If you’ve spent any time working with complex AutoCAD drawings, you’ve almost certainly run into layers that simply refuse to be deleted — even when they appear completely empty. Running PURGE does nothing, and the layer just sits there cluttering your Layer Manager. This is a surprisingly common frustration among AutoCAD users, and the good news is there are two dedicated commands specifically designed to handle these stubborn cases: LAYDEL and LAYMRG.
These commands go far beyond standard deletion methods. They can remove layers containing visible objects, layers tied to block definitions, and even persistent system layers like the Defpoints layer that other methods leave untouched. Here’s how to use both effectively.
Why Some Layers Won’t Delete
Before diving into the solutions, it’s worth understanding why certain layers resist deletion in the first place. AutoCAD drawing files often contain invisible data attached to layers — DGN linetypes, xref-dependent references, or objects embedded deep inside block definitions — that don’t show up visually in the drawing area but are still recognized by AutoCAD as active content. Because of this, the standard PURGE command correctly refuses to remove them, since doing so without proper handling could corrupt the drawing. The two commands below take a more surgical approach.
LAYDEL Command: Force-Delete a Layer and Everything on It
The LAYDEL command is the nuclear option. It deletes every object assigned to a target layer and then purges the layer itself from the drawing, regardless of what’s on it.
To use it, type LAYDEL on the command line and press Enter. AutoCAD will prompt you to select an object on the layer you want to delete — click any object belonging to that layer and press Enter. Then select Yes from the command line options and press Enter to confirm.
AutoCAD will immediately remove all objects on that layer and purge the layer from the Layer Manager.
If the layer you want to delete contains no visible objects, you can use the Name option from the command line prompt instead of selecting an object. This opens a list of layers in the drawing so you can choose the target layer by name directly.

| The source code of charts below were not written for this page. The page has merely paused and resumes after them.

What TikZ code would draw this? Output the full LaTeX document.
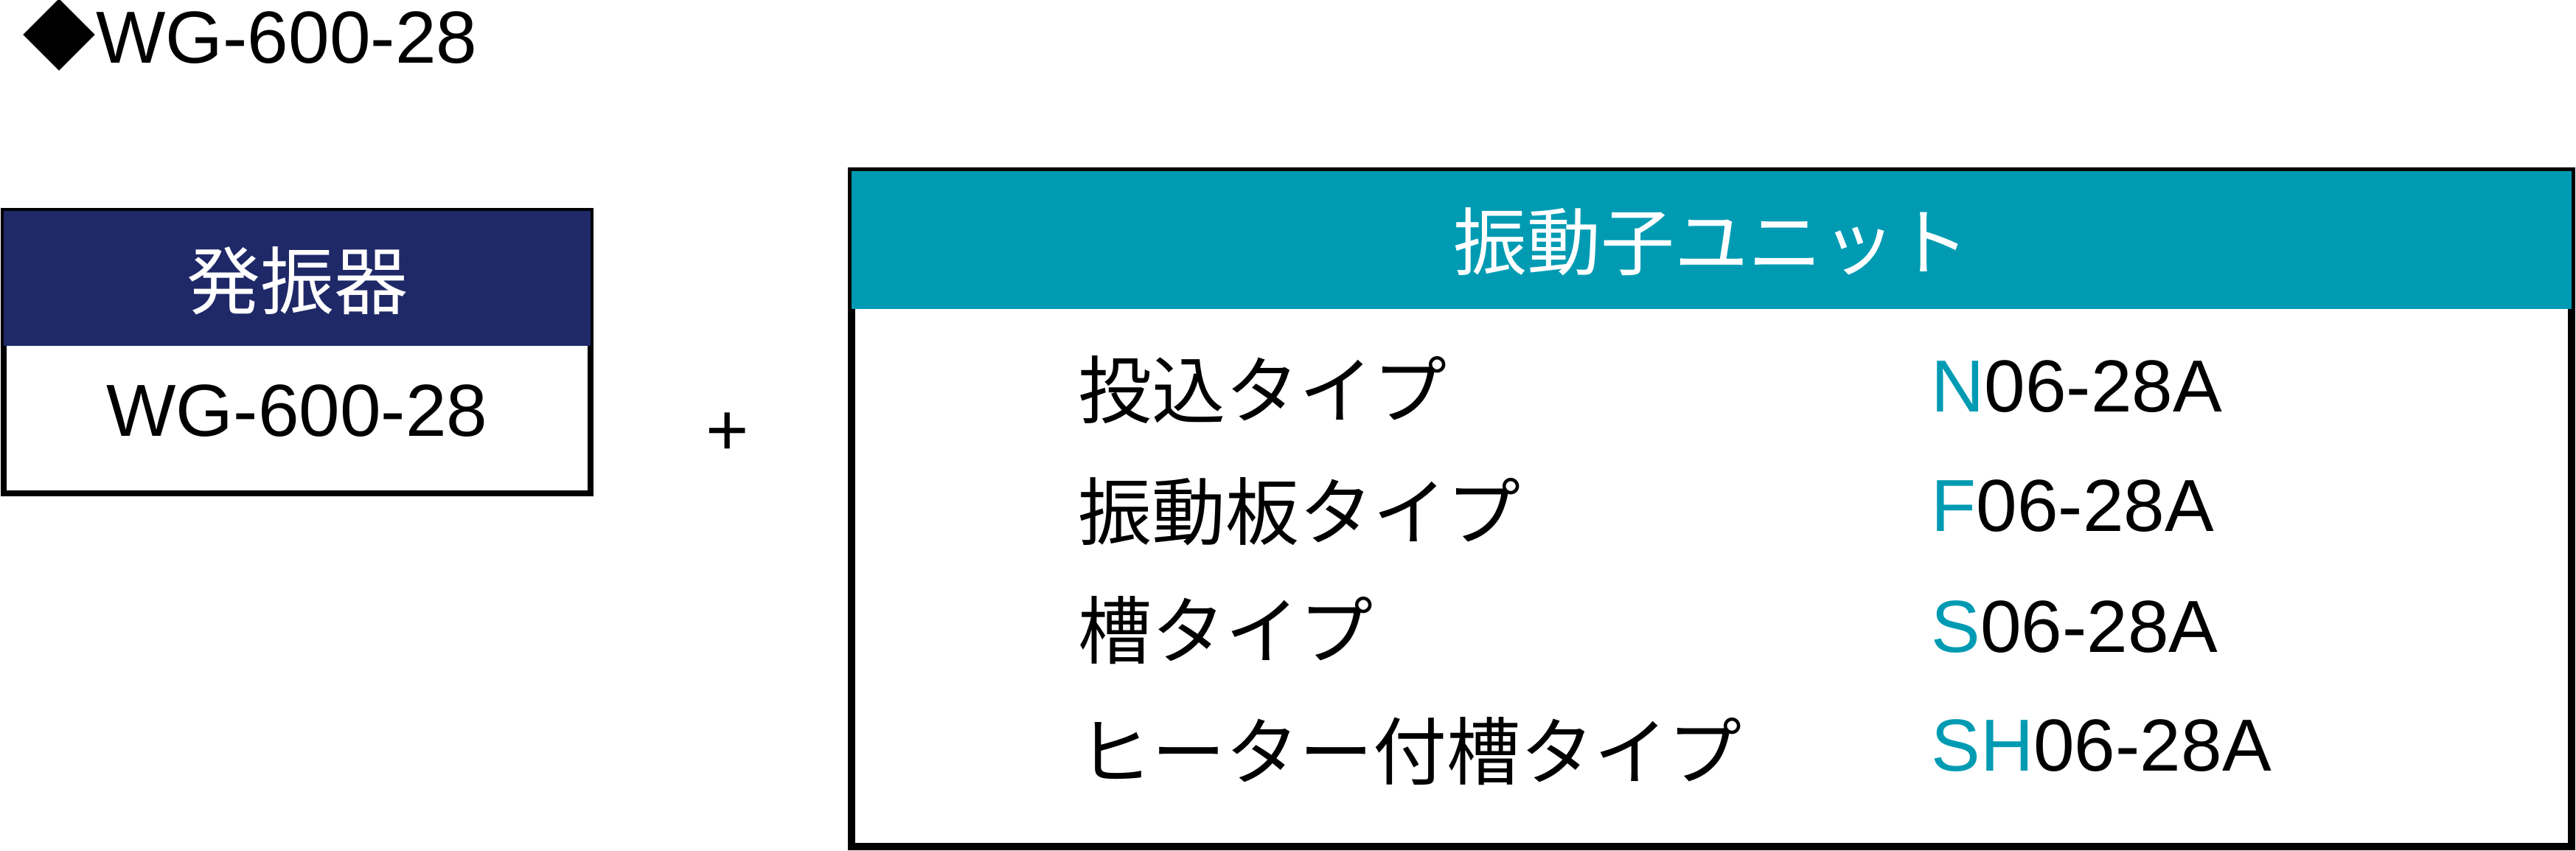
\documentclass[tikz,border=0pt]{standalone}
\usepackage{fontspec}
\setmainfont{Liberation Sans}
\newfontfamily\cjk{Noto Sans CJK JP}
\definecolor{gennavy}{RGB}{31,41,104}
\definecolor{unitteal}{RGB}{0,155,179}
\begin{document}
\begin{tikzpicture}[x=0.5pt,y=-0.5pt,
  txt/.style={inner sep=0pt, font=\fontsize{50}{60}\selectfont},
  jtxt/.style={inner sep=0pt, font=\fontsize{50}{60}\selectfont\cjk},
  hl/.style={text=unitteal}]
\useasboundingbox (0,0) rectangle (3494,1154);
% generator box
\draw[line width=4pt] (5,286) rectangle (801,669);
\fill[gennavy] (5,286) rectangle (801,469);
% unit box
\draw[line width=5pt] (1155,232) rectangle (3488,1148);
\fill[unitteal] (1155,232) rectangle (3488,419);
% texts
\node[txt, anchor=base west] (title) at (30,86) {{\cjk ◆}WG-600-28};
\node[jtxt, anchor=base, text=white] (hdrL) at (403,419) {発振器};
\node[txt, anchor=base] (gen) at (403,591) {WG-600-28};
\node[txt, anchor=base] (plus) at (987,617) {+};
\node[jtxt, anchor=base, text=white] (hdrR) at (2321,366) {振動子ユニット};
\node[jtxt, anchor=base west] (r1) at (1462,567) {投込タイプ};
\node[jtxt, anchor=base west] (r2) at (1462,731) {振動板タイプ};
\node[jtxt, anchor=base west] (r3) at (1462,892) {槽タイプ};
\node[jtxt, anchor=base west] (r4) at (1462,1056) {ヒーター付槽タイプ};
\node[txt, anchor=base west] (c1) at (2619,559) {\textcolor{unitteal}{N}06-28A};
\node[txt, anchor=base west] (c2) at (2619,720) {\textcolor{unitteal}{F}06-28A};
\node[txt, anchor=base west] (c3) at (2619,884) {\textcolor{unitteal}{S}06-28A};
\node[txt, anchor=base west] (c4) at (2619,1045) {\textcolor{unitteal}{SH}06-28A};
\end{tikzpicture}
\end{document}
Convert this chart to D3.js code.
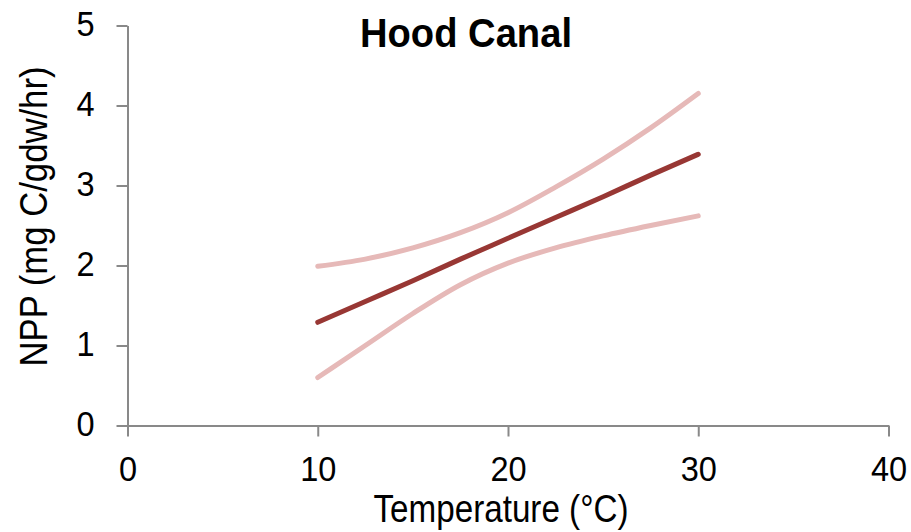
<!DOCTYPE html>
<html>
<head>
<meta charset="utf-8">
<script src="https://cdn.jsdelivr.net/npm/d3@7"></script>
<style>
  html, body { margin: 0; padding: 0; background: #fff; }
  svg text { font-family: "Liberation Sans", Arial, sans-serif; fill: #000; }
</style>
</head>
<body>
<svg id="chart" width="911" height="532"></svg>
<script>
// Temperature (°C) at which the fitted curves are sampled
const temperature = [10, 12.5, 15, 17.5, 20, 22.5, 25, 27.5, 30];
// Fitted net primary production and its confidence bounds
const nppFit   = [1.29, 1.55, 1.81, 2.08, 2.34, 2.60, 2.86, 3.13, 3.39];
const nppUpper = [1.99, 2.08, 2.22, 2.41, 2.66, 2.98, 3.33, 3.72, 4.15];
const nppLower = [0.60, 1.00, 1.40, 1.76, 2.03, 2.22, 2.37, 2.50, 2.62];
const xTicks = [0, 10, 20, 30, 40];
const yTicks = [0, 1, 2, 3, 4, 5];

const svg = d3.select("#chart");
const x = d3.scaleLinear().domain([0, 40]).range([127.5, 888.5]);
const y = d3.scaleLinear().domain([0, 5]).range([425.5, 25.5]);

const axisColor = "#898989";
const tickFont = 35;
const squeeze = 0.93;   // horizontal condensing of the label glyphs

const xAxis = svg.append("g")
  .attr("transform", `translate(0,${y(0)})`)
  .call(d3.axisBottom(x).tickValues(xTicks).tickFormat(d3.format("d"))
    .tickSize(11).tickSizeOuter(0).tickPadding(20));
const yAxis = svg.append("g")
  .attr("transform", `translate(${x(0)},0)`)
  .call(d3.axisLeft(y).tickValues(yTicks).tickFormat(d3.format("d"))
    .tickSize(11).tickSizeOuter(0).tickPadding(22));

[xAxis, yAxis].forEach(g => {
  g.attr("font-family", null).attr("font-size", null);
  g.selectAll("path.domain").attr("stroke", axisColor).attr("stroke-width", 2);
  g.selectAll(".tick line").attr("stroke", axisColor).attr("stroke-width", 2);
  g.selectAll(".tick text").attr("font-size", tickFont).attr("fill", "#000");
});
xAxis.selectAll(".tick text")
  .attr("dy", "0.71em")
  .attr("transform", `scale(${squeeze},1)`);
yAxis.selectAll(".tick text")
  .attr("dy", "0.28em")
  .attr("x", -33 / squeeze)
  .attr("transform", `scale(${squeeze},1)`);

const line = d3.line()
  .x((d, i) => x(temperature[i]))
  .y(d => y(d))
  .curve(d3.curveMonotoneX);

[nppUpper, nppLower].forEach(vals => {
  svg.append("path")
    .datum(vals)
    .attr("d", line)
    .attr("fill", "none")
    .attr("stroke", "#e6b9b8")
    .attr("stroke-width", 5)
    .attr("stroke-linecap", "round");
});

svg.append("path")
  .datum(nppFit)
  .attr("d", line)
  .attr("fill", "none")
  .attr("stroke", "#983734")
  .attr("stroke-width", 5)
  .attr("stroke-linecap", "round");

// Title
svg.append("text")
  .attr("x", 466).attr("y", 47)
  .attr("text-anchor", "middle")
  .attr("font-size", 41).attr("font-weight", "bold")
  .attr("textLength", 212).attr("lengthAdjust", "spacingAndGlyphs")
  .text("Hood Canal");

// Axis titles
svg.append("text")
  .attr("x", 501).attr("y", 522)
  .attr("text-anchor", "middle")
  .attr("font-size", 39)
  .attr("textLength", 255).attr("lengthAdjust", "spacingAndGlyphs")
  .text("Temperature (°C)");

svg.append("text")
  .attr("transform", "translate(47,216.5) rotate(-90)")
  .attr("text-anchor", "middle")
  .attr("font-size", 38)
  .attr("textLength", 300).attr("lengthAdjust", "spacingAndGlyphs")
  .text("NPP (mg C/gdw/hr)");
</script>
</body>
</html>
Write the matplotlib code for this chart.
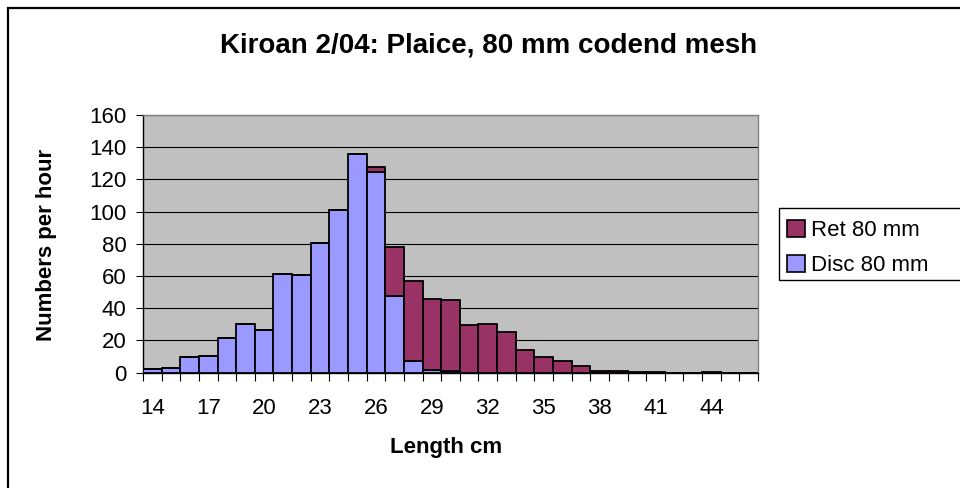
import matplotlib
matplotlib.use("Agg")
import matplotlib.pyplot as plt
from matplotlib.patches import Rectangle, Patch

plt.rcParams['font.family'] = ['Liberation Sans', 'DejaVu Sans']

lengths = list(range(14, 47))
disc_80 = [2, 3, 9.5, 10.5, 21.5, 30, 26.5, 61.5, 60.8, 80.5, 100.8, 135.8,
           124.8, 47.8, 7.5, 1.5, 1, 0, 0, 0, 0, 0, 0, 0, 0, 0, 0, 0, 0, 0, 0, 0, 0]
ret_80 = [0, 0, 0, 0, 0, 0, 0, 0, 0, 0, 0, 0,
          3, 30, 49.5, 44.5, 44, 29.5, 30.5, 25, 14, 9.5, 7, 4, 1, 0.8, 0.5, 0.2, 0, 0, 0.3, 0, 0]
label_ticks = [14, 17, 20, 23, 26, 29, 32, 35, 38, 41, 44]
y_ticks = [0, 20, 40, 60, 80, 100, 120, 140, 160]

W, H = 960, 488
fig = plt.figure(figsize=(W / 100, H / 100), dpi=100)

# outer chart border
fig.patches.append(Rectangle((8 / W, -0.1), 1.2, (480 / H) + 0.1, transform=fig.transFigure,
                             fill=False, edgecolor='black', linewidth=1.6, zorder=0))

ax = fig.add_axes([143 / W, (H - 372.7) / H, (758 - 143) / W, (372.7 - 115) / H])
ax.set_facecolor('#C0C0C0')

ax.bar(lengths, disc_80, width=1.0, color='#9999FF', edgecolor='black', linewidth=1.3,
       label='Disc 80 mm', zorder=3)
ax.bar(lengths, ret_80, width=1.0, bottom=disc_80, color='#993366', edgecolor='black',
       linewidth=1.3, label='Ret 80 mm', zorder=3)

ax.set_xlim(lengths[0] - 0.5, lengths[-1] + 0.5)
ax.set_ylim(0, 160)
ax.set_yticks(y_ticks)
ax.yaxis.grid(True, color='black', linewidth=0.8)
ax.set_axisbelow(True)

# major ticks at bar boundaries (no labels), labels at bar centres
ax.set_xticks([v - 0.5 for v in lengths] + [lengths[-1] + 0.5])
ax.set_xticklabels([])
ax.set_xticks(label_ticks, minor=True)
ax.set_xticklabels([str(v) for v in label_ticks], minor=True)
ax.tick_params(axis='x', which='major', length=6, width=0.8, direction='out', color='black')
ax.tick_params(axis='x', which='minor', length=0, pad=18, labelsize=16)
ax.tick_params(axis='y', length=5, width=0.8, direction='out', pad=7, labelsize=16)

for s in ['left', 'bottom']:
    ax.spines[s].set_color('black')
    ax.spines[s].set_linewidth(1.0)
for s in ['top', 'right']:
    ax.spines[s].set_color('#808080')
    ax.spines[s].set_linewidth(1.0)

fig.text(489 / W, 1 - 46 / H, 'Kiroan 2/04: Plaice, 80 mm codend mesh', ha='center', va='center',
         fontsize=20, fontweight='bold')
fig.text(47 / W, 1 - 245 / H, 'Numbers per hour', ha='center', va='center', rotation=90,
         fontsize=16, fontweight='bold')
fig.text(446 / W, 1 - 448 / H, 'Length cm', ha='center', va='center',
         fontsize=16, fontweight='bold')

# legend box
fig.patches.append(Rectangle((779 / W, 1 - 280 / H), 0.5, 72 / H, transform=fig.transFigure,
                             fill=True, facecolor='white', edgecolor='black', linewidth=1.0, zorder=1))
handles = [Patch(facecolor='#993366', edgecolor='black', linewidth=1.2, label='Ret 80 mm'),
           Patch(facecolor='#9999FF', edgecolor='black', linewidth=1.2, label='Disc 80 mm')]
leg = fig.legend(handles=handles, loc='upper left', bbox_to_anchor=(778 / W, 1 - 211 / H),
                 frameon=False, fontsize=16, handlelength=0.8, handleheight=0.8,
                 handletextpad=0.3, labelspacing=0.62, borderaxespad=0, borderpad=0.4)

fig.savefig('out.png', dpi=100)
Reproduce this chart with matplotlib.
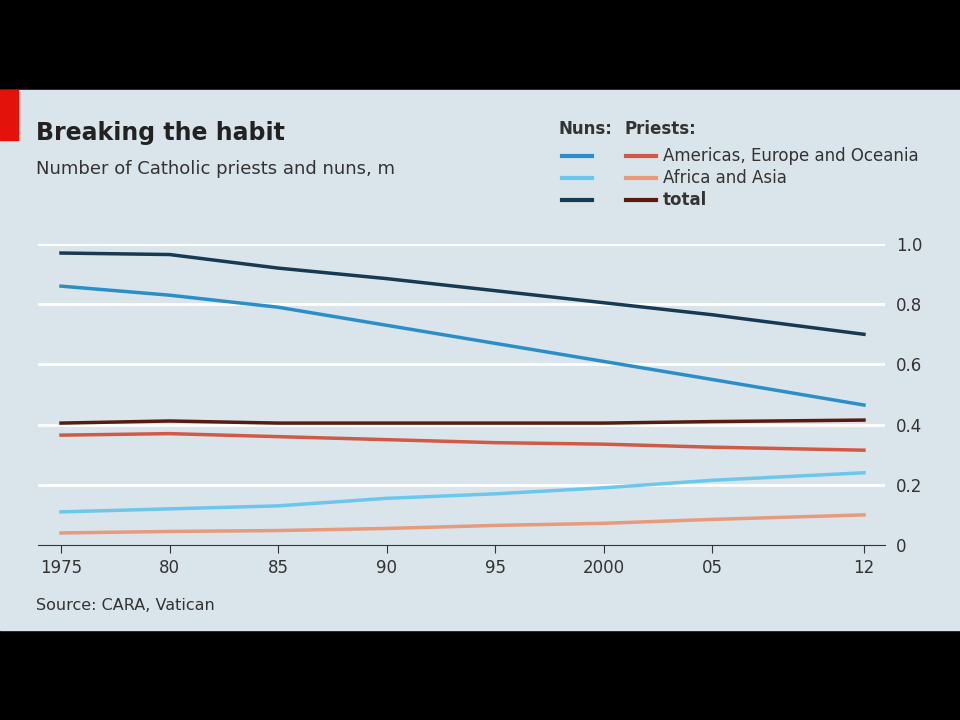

One critical caveat: if any of the objects on the deleted layer are part of a block definition, the block will be redefined. For example, if you have a block that includes a rectangle drawn on a red layer, and you delete the red layer using LAYDEL, that rectangle will be removed from every instance of the block throughout the drawing. The block is then automatically redefined to reflect the change.
This side effect makes LAYDEL a powerful but potentially destructive tool. Always save your drawing before using it, and audit your layers carefully to understand what might be affected before confirming the deletion.
LAYMRG Command: Merge Layers While Preserving Objects
If you need to remove a layer but want to keep the objects that live on it, LAYMRG is the right tool. Rather than deleting objects, this command merges the source layer into a target layer — all objects from the source are reassigned to the target layer, adopting its color, linetype, and other layer properties, and the source layer is then purged.
Consider a scenario with three shapes on three separate layers: red, green, and blue. If the red layer needs to be eliminated but the geometry on it is still needed in the drawing, you can merge red into green.

Type LAYMRG on the command line and press Enter. Click any object on the source layer (red) and press Enter, then click any object on the target layer (green) and press Enter again. When prompted, select Yes to confirm the merge.
The red layer disappears from the layer list, and all objects that were on it are now assigned to the green layer, taking on its visual properties.

As with LAYDEL, if any objects on the source layer belong to a block definition, those block instances will be redefined to reflect the new layer assignment. Apply the same caution here and work on a saved copy of the drawing when experimenting with this command on unfamiliar files.
Which Command Should You Use?
The choice between LAYDEL and LAYMRG comes down to whether you need to preserve the objects on the problematic layer:
- Use LAYDEL when the layer and all its contents are genuinely unwanted — redundant construction geometry, invisible DGN linetype data, or leftover import artifacts.
- Use LAYMRG when the objects on the layer are still needed in the drawing but the layer itself is redundant — for example, when consolidating layers imported from a consultant’s file into your own layer standard.
Both commands handle edge cases that PURGE cannot, making them essential tools in any AutoCAD user’s workflow for keeping drawings clean and well-organized.
Summary
Standard deletion and purge methods in AutoCAD often fail on layers that contain hidden data or objects nested inside blocks. The LAYDEL command force-deletes a layer and all its associated objects, while LAYMRG safely relocates those objects to another layer before purging the original. Both are effective solutions for layers that resist conventional deletion — just exercise caution with block-dependent content, and always work from a saved file when applying either command to production drawings.